At all meetings of the board of directors twelve (12) directors in office shall be necessary to constitute a quorum for the transaction of business, and the acts of a majority of the directors present at a meeting at which a quorum is present shall be the acts of the board of directors, except as may be otherwise specifically provided by statute or by the articles of incorporation or by these bylaws. If a quorum shall not be present at any meeting of directors, the directors present thereat may adjourn the meeting. It shall not be necessary to give any notice of the adjourned meeting of the business to be transacted thereat other than by announcement at the meeting at which such adjournment it taken. Except as otherwise specifically provided in these bylaws, all matters coming before the board of directors shall be determined by a majority of those directors present and voting, and each director shall be entitled to cast one (1) vote. Specifically, no director shall be permitted to vote in more than one capacity.

PROCEDURE

Section 6.10.

(a) Except as otherwise specifically provided in these bylaws, all matters coming before the board of directors shall be determined by a majority of those directors present and voting, and each director shall be entitled to cast one (1) vote. Specifically, no director shall be permitted to vote in more than one capacity.

(b) Amendments to these bylaws may be adopted only at a meeting of the board of directors at which a quorum is present and after giving ten (10) days prior written notice of the proposed amendment.

(c) If at least 80 percent of the full board of directors consents, an issue, with the exception of bylaw changes, may be decided by an e-mail vote.

(d) At all USTA/MS Board meetings, a District Association may be represented by any person who is a member of that District Association and is designated by that District Association as its representative.

Section 6.11.

At all meetings of the directors, the procedures outlined in the Modern Rules of Order shall be followed.

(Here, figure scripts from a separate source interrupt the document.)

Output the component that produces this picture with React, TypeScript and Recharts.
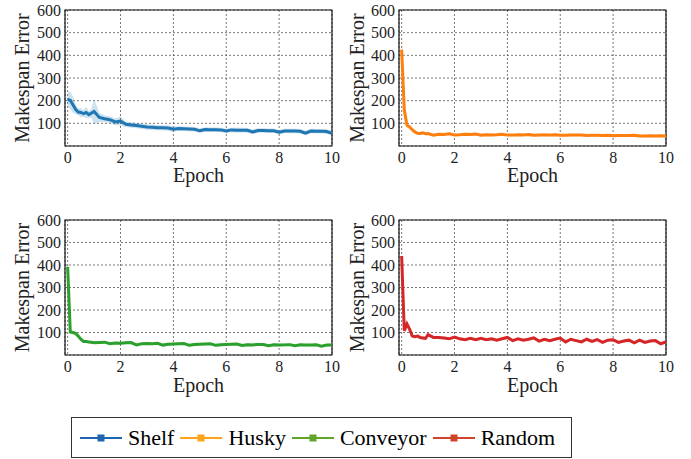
import React from "react";
import { ComposedChart, Line, Area, XAxis, YAxis, CartesianGrid, ReferenceArea } from "recharts";

// epochs: finer steps during the first epoch, then every 0.2
const epochs = [
  0, 0.1, 0.2, 0.3, 0.4, 0.5, 0.6, 0.7, 0.8, 0.9, 1.0,
  1.2, 1.4, 1.6, 1.8, 2.0, 2.2, 2.4, 2.6, 2.8, 3.0, 3.2, 3.4, 3.6, 3.8, 4.0,
  4.2, 4.4, 4.6, 4.8, 5.0, 5.2, 5.4, 5.6, 5.8, 6.0, 6.2, 6.4, 6.6, 6.8, 7.0,
  7.2, 7.4, 7.6, 7.8, 8.0, 8.2, 8.4, 8.6, 8.8, 9.0, 9.2, 9.4, 9.6, 9.8, 10.0,
];

const shelfMean = [
  205, 202, 182, 162, 150, 148, 143, 148, 138, 145, 152,
  126, 120, 116, 106, 110, 96, 93, 90, 87, 84, 83, 81, 80, 79, 74,
  77, 76, 75, 74, 67, 73, 72, 72, 71, 66, 71, 70, 70, 69, 62,
  68, 68, 67, 67, 61, 66, 66, 66, 65, 57, 66, 65, 65, 64, 56,
];
const shelfSpread = [
  30, 40, 35, 20, 15, 20, 15, 25, 15, 20, 55,
  20, 15, 15, 15, 20, 12, 12, 12, 12, 12, 12, 12, 12, 12, 12,
  10, 10, 10, 10, 10, 10, 10, 10, 10, 10, 10, 10, 10, 10, 10,
  10, 10, 10, 10, 10, 10, 10, 10, 10, 10, 10, 10, 10, 10, 10,
];

const huskyMean = [
  425, 160, 92, 84, 72, 62, 56, 55, 58, 54, 55,
  48, 52, 51, 54, 49, 50, 52, 51, 53, 48, 50, 49, 50, 52, 48,
  48, 50, 49, 51, 47, 48, 49, 48, 50, 47, 47, 48, 48, 49, 46,
  47, 47, 46, 47, 45, 46, 46, 46, 47, 44, 44, 45, 44, 45, 44,
];
const huskySpread = [
  110, 30, 10, 8, 6, 6, 6, 6, 6, 6, 6,
  6, 6, 6, 6, 6, 6, 6, 6, 6, 6, 6, 6, 6, 6, 6,
  6, 6, 6, 6, 6, 6, 6, 6, 6, 6, 6, 6, 6, 6, 6,
  6, 6, 6, 6, 6, 6, 6, 6, 6, 6, 6, 6, 6, 6, 6,
];

const conveyorMean = [
  392, 102, 100, 96, 84, 70, 60, 60, 58, 57, 55,
  56, 57, 50, 53, 52, 54, 55, 45, 50, 51, 50, 52, 44, 48, 49,
  50, 51, 43, 47, 48, 49, 50, 43, 46, 47, 48, 49, 42, 46, 45,
  47, 47, 41, 45, 44, 45, 46, 41, 45, 44, 44, 45, 39, 44, 44,
];
const conveyorSpread = [
  15, 10, 8, 8, 6, 6, 6, 6, 6, 6, 6,
  6, 6, 6, 6, 6, 6, 6, 6, 6, 6, 6, 6, 6, 6, 6,
  6, 6, 6, 6, 6, 6, 6, 6, 6, 6, 6, 6, 6, 6, 6,
  6, 6, 6, 6, 6, 6, 6, 6, 6, 6, 6, 6, 6, 6, 6,
];

const randomMean = [
  440, 108, 138, 115, 84, 81, 84, 78, 76, 74, 90,
  78, 78, 76, 72, 80, 72, 68, 74, 68, 74, 68, 72, 66, 72, 78,
  64, 72, 66, 70, 76, 62, 70, 64, 70, 75, 58, 70, 64, 58, 70,
  60, 68, 56, 66, 68, 56, 62, 66, 54, 66, 56, 62, 64, 50, 58,
];
const randomSpread = [
  70, 20, 15, 8, 6, 6, 6, 6, 6, 6, 6,
  6, 6, 6, 6, 6, 6, 6, 6, 6, 6, 6, 6, 6, 6, 6,
  6, 6, 6, 6, 6, 6, 6, 6, 6, 6, 6, 6, 6, 6, 6,
  6, 6, 6, 6, 6, 6, 6, 6, 6, 6, 6, 6, 6, 6, 6,
];

const xTicks = [0, 2, 4, 6, 8, 10];
const yTicks = [100, 200, 300, 400, 500, 600];

const legendItems = [
  { name: "Shelf", color: "#1f66b0" },
  { name: "Husky", color: "#ffa31a" },
  { name: "Conveyor", color: "#5ea52a" },
  { name: "Random", color: "#d0452a" },
];

const FONT = "Liberation Serif, DejaVu Serif, serif";
const TEXT = "#222";

type PanelProps = {
  mean: number[];
  spread: number[];
  color: string;
  left: number;
  top: number;
  width: number;
  yAxisWidth: number;
  labelOffset: number;
  xAxisHeight: number;
};

function Panel({ mean, spread, color, left, top, width, yAxisWidth, labelOffset, xAxisHeight }: PanelProps) {
  const rows = epochs.map((e, i) => ({
    epoch: e,
    mean: mean[i],
    band: [mean[i] - spread[i], mean[i] + spread[i]],
  }));

  return (
    <div style={{ position: "absolute", left, top, fontFamily: FONT }}>
      <ComposedChart
        width={width}
        height={200}
        data={rows}
        margin={{ top: 10, right: width === 340 ? 8 : 9, bottom: 0, left: 0 }}
      >
        <CartesianGrid stroke="#555" strokeDasharray="2 2" strokeWidth={0.8} />
        <XAxis
          dataKey="epoch"
          type="number"
          domain={[-0.1, 10]}
          ticks={xTicks}
          interval={0}
          allowDataOverflow
          height={xAxisHeight}
          tickLine={false}
          tickSize={0}
          tickMargin={6}
          axisLine={false}
          tick={{ fontSize: 16, fill: TEXT, fontFamily: FONT }}
          label={{ value: "Epoch", position: "insideBottom", offset: 18, fontFamily: FONT, style: { fontSize: 20, fill: TEXT, fontFamily: FONT } }}
        />
        <YAxis
          domain={[0, 600]}
          ticks={yTicks}
          interval={0}
          allowDataOverflow
          width={yAxisWidth}
          tickLine={false}
          tickSize={0}
          tickMargin={4}
          axisLine={false}
          tick={{ fontSize: 16, fill: TEXT, fontFamily: FONT }}
          label={{
            value: "Makespan Error",
            angle: -90,
            position: "insideLeft",
            offset: labelOffset,
            fontFamily: FONT,
            style: { textAnchor: "middle", fontSize: 20, fill: TEXT, fontFamily: FONT },
          }}
        />
        <Area
          dataKey="band"
          stroke="none"
          fill={color}
          fillOpacity={0.22}
          isAnimationActive={false}
          activeDot={false}
        />
        <Line
          dataKey="mean"
          stroke={color}
          strokeWidth={3}
          dot={false}
          isAnimationActive={false}
          activeDot={false}
        />
        <ReferenceArea x1={-0.1} x2={10} y1={0} y2={600} fill="none" stroke="#111" strokeWidth={1.2} />
      </ComposedChart>
    </div>
  );
}

function Legend() {
  return (
    <div
      style={{
        position: "absolute",
        left: 71,
        top: 417,
        width: 501,
        height: 41,
        boxSizing: "border-box",
        border: "1px solid #333",
        display: "flex",
        alignItems: "center",
        paddingLeft: 8,
        fontFamily: FONT,
        fontSize: 22,
        color: "#000",
      }}
    >
      {legendItems.map((it) => (
        <div key={it.name} style={{ display: "flex", alignItems: "center", marginRight: 6 }}>
          <svg width={42} height={12}>
            <line x1={0} y1={6} x2={42} y2={6} stroke={it.color} strokeWidth={2} />
            <rect x={17.5} y={2.5} width={7} height={7} fill={it.color} />
          </svg>
          <span style={{ marginLeft: 6 }}>{it.name}</span>
        </div>
      ))}
    </div>
  );
}

export default function App() {
  return (
    <div style={{ position: "absolute", left: 0, top: 0, width: 691, height: 459, background: "#fff" }}>
      <Panel mean={shelfMean} spread={shelfSpread} color="#1f77b4" left={0} top={0} width={340} yAxisWidth={65} labelOffset={22} xAxisHeight={54} />
      <Panel mean={huskyMean} spread={huskySpread} color="#ff7f0e" left={345} top={0} width={330} yAxisWidth={54} labelOffset={12} xAxisHeight={54} />
      <Panel mean={conveyorMean} spread={conveyorSpread} color="#2ca02c" left={0} top={210} width={340} yAxisWidth={65} labelOffset={22} xAxisHeight={55} />
      <Panel mean={randomMean} spread={randomSpread} color="#d62728" left={345} top={210} width={330} yAxisWidth={54} labelOffset={12} xAxisHeight={55} />
      <Legend />
    </div>
  );
}
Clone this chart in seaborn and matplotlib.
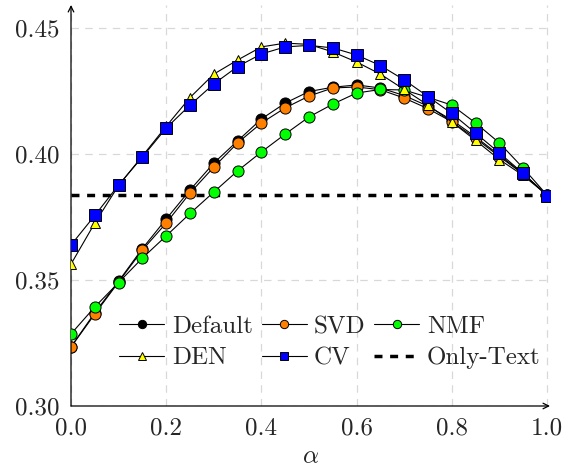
import matplotlib
matplotlib.use('Agg')
import matplotlib.pyplot as plt
import seaborn as sns
import numpy as np
from matplotlib.ticker import FormatStrFormatter, MultipleLocator

alphas = [0.0, 0.05, 0.10, 0.15, 0.20, 0.25, 0.30, 0.35, 0.40, 0.45, 0.50,
          0.55, 0.60, 0.65, 0.70, 0.75, 0.80, 0.85, 0.90, 0.95, 1.0]

default = [0.3235, 0.3370, 0.3495, 0.3625, 0.3742, 0.3857, 0.3964, 0.4052, 0.4139, 0.4202, 0.4248,
           0.4265, 0.4274, 0.4262, 0.4232, 0.4190, 0.4135, 0.4068, 0.3995, 0.3922, 0.3837]
svd = [0.3234, 0.3365, 0.3492, 0.3619, 0.3726, 0.3845, 0.3948, 0.4044, 0.4123, 0.4183, 0.4230,
       0.4262, 0.4266, 0.4255, 0.4222, 0.4180, 0.4128, 0.4062, 0.3990, 0.3920, 0.3837]
nmf = [0.3286, 0.3393, 0.3490, 0.3587, 0.3675, 0.3764, 0.3849, 0.3933, 0.4008, 0.4079, 0.4147,
       0.4198, 0.4242, 0.4256, 0.4254, 0.4225, 0.4194, 0.4123, 0.4044, 0.3944, 0.3837]
den = [0.3563, 0.3726, 0.3875, 0.3992, 0.4110, 0.4224, 0.4317, 0.4373, 0.4425, 0.4440, 0.4435,
       0.4405, 0.4365, 0.4317, 0.4256, 0.4194, 0.4127, 0.4054, 0.3978, 0.3915, 0.3837]
cv = [0.3639, 0.3756, 0.3877, 0.3988, 0.4103, 0.4194, 0.4278, 0.4347, 0.4397, 0.4425, 0.4431,
      0.4421, 0.4393, 0.4351, 0.4294, 0.4228, 0.4161, 0.4083, 0.4004, 0.3923, 0.3835]
only_text = 0.3837

sns.set_style('white')
plt.rcParams['font.family'] = ['cmr10', 'DejaVu Serif']
plt.rcParams['mathtext.fontset'] = 'cm'
plt.rcParams['axes.formatter.use_mathtext'] = True

fig = plt.figure(figsize=(5.67, 4.70), dpi=100)
ax = fig.add_axes([71 / 567, 1 - 406 / 470, (550 - 71) / 567, (406 - 5) / 470])

# baseline first so markers sit on top of it
ax.axhline(only_text, color='black', linewidth=2.5, dashes=(2.3, 2.2), zorder=1, label='Only-Text')

series = [
    ('Default', default, 'o', 'black', 8),
    ('SVD', svd, 'o', '#ff8000', 8),
    ('NMF', nmf, 'o', '#00ff00', 8),
    ('DEN', den, '^', '#ffff00', 7),
    ('CV', cv, 's', '#0000ff', 8),
]
for i, (name, vals, mk, col, ms) in enumerate(series):
    sns.lineplot(x=alphas, y=vals, ax=ax, color='black', linewidth=0.8,
                 marker=mk, markerfacecolor=col, markeredgecolor='black',
                 markeredgewidth=0.7, markersize=ms, label=name, zorder=2 + i)

ax.set_xlim(0, (550 - 71) / 476)
ax.set_ylim(0.30, 0.30 + 401 / 2520)
ax.xaxis.set_major_formatter(FormatStrFormatter('%.1f'))
ax.yaxis.set_major_formatter(FormatStrFormatter('%.2f'))
ax.set_xticks([0.0, 0.2, 0.4, 0.6, 0.8, 1.0])
ax.set_yticks([0.30, 0.35, 0.40, 0.45])
ax.tick_params(labelsize=18, direction='out', length=4, width=0.8, pad=4)
ax.grid(True, color='#d8d8d8', linestyle=(0, (6, 5)), linewidth=0.9)

for s in ax.spines.values():
    s.set_visible(False)
ax.annotate('', xy=(1, 0), xytext=(0, 0), xycoords='axes fraction',
            arrowprops=dict(arrowstyle='->', lw=0.9, color='black', shrinkA=0, shrinkB=0, mutation_scale=10))
ax.annotate('', xy=(0, 1), xytext=(0, 0), xycoords='axes fraction',
            arrowprops=dict(arrowstyle='->', lw=0.9, color='black', shrinkA=0, shrinkB=0, mutation_scale=10))

ax.set_xlabel(r'$\alpha$', fontsize=18, labelpad=5)
ax.set_ylabel('')

handles, labels = ax.get_legend_handles_labels()
lookup = dict(zip(labels, handles))
order = ['Default', 'DEN', 'SVD', 'CV', 'NMF', 'Only-Text']
ax.legend([lookup[k] for k in order], order, ncol=3, loc='center',
          bbox_to_anchor=(330 / 567, 1 - 342.5 / 470), bbox_transform=fig.transFigure,
          frameon=False, fontsize=18, handlelength=1.8, handletextpad=0.3,
          columnspacing=0.35, labelspacing=0.35, borderpad=0, markerscale=0.75)

fig.savefig('out.png', dpi=100)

SUSPENSIONS AND EXPULSIONS

Section 6.12.

The board of directors shall have the power to suspend any USTA MS District, organizational Member or individual member for any of the following reasons:

(a) Neglecting and refusing to comply with the published Constitutions, Bylaws, policies, Rules and Regulations, and Standing Orders of the USTA MS or of the USTA, as the case may be;

(b) Engaging in conduct that brings reproach or disrepute upon the USTA MS or the USTA; or

(c) Failure to recognize or comply with sanctions imposed by the section such as suspension or expulsion of individual or organizational members or districts.

Section 6.13.

Suspension from duties as an elected member of the board of directors requires a two-thirds vote of remaining board members. Such suspension must be for cause.

COMMITTEES

Section 6.14.

The board of directors may, by resolution adopted by a majority of the whole board, designate one or more standing committees, each such committee to consist of one or more of the directors of the corporation. The board may designate one or more directors as alternate members of any committee, who may replace any absent or disqualified member at any meeting of the committee. Any such committee to the extent provided by resolution or in these bylaws, shall have and exercise the authority of the board of directors in the management of the business and affairs of the corporation. In addition to the foregoing committees the board of directors or the President may appoint one or more ad hoc committees, and designate the functions and membership thereof, which may include non-directors, which committees shall not exercise the authority of the board of directors unless, and only to the extent, specifically authorized by resolution of the board of directors. Unless otherwise provided in these bylaws, members of standing committees shall be appointed for a two-year term or less, if such term is sooner terminated by the board of directors; and members of ad hoc committees shall be appointed for a term determined by the president.

Section 6.15.

Subject to the provisions of these bylaws, the president may propose members to be nominated to standing and other committees as the board of directors may from time to time establish. The standing committees shall include, but not be limited to the Executive Committee of the board of directors, the Nominating Committee, the Personnel Committee and the Budget and Finance Committee. The president shall be a voting ex officio member of all committees except the Nominating Committee.

EXECUTIVE COMMITTEE

Section 6.16.

The Executive Committee of the board of directors shall consist of the officers plus the immediate past president that is not serving as delegate.

NOMINATING COMMITTEE

Section 6.17.

The Nominating Committee shall consist of five members. The term of service will be for two years and will be concurrent with the term of the board of directors. The two immediate past-presidents, if available, will serve on the committee without election. The other three members of the committee will be nominated by the outgoing Nominating Committee and will be elected using the voting process for electing officers to the board of directors.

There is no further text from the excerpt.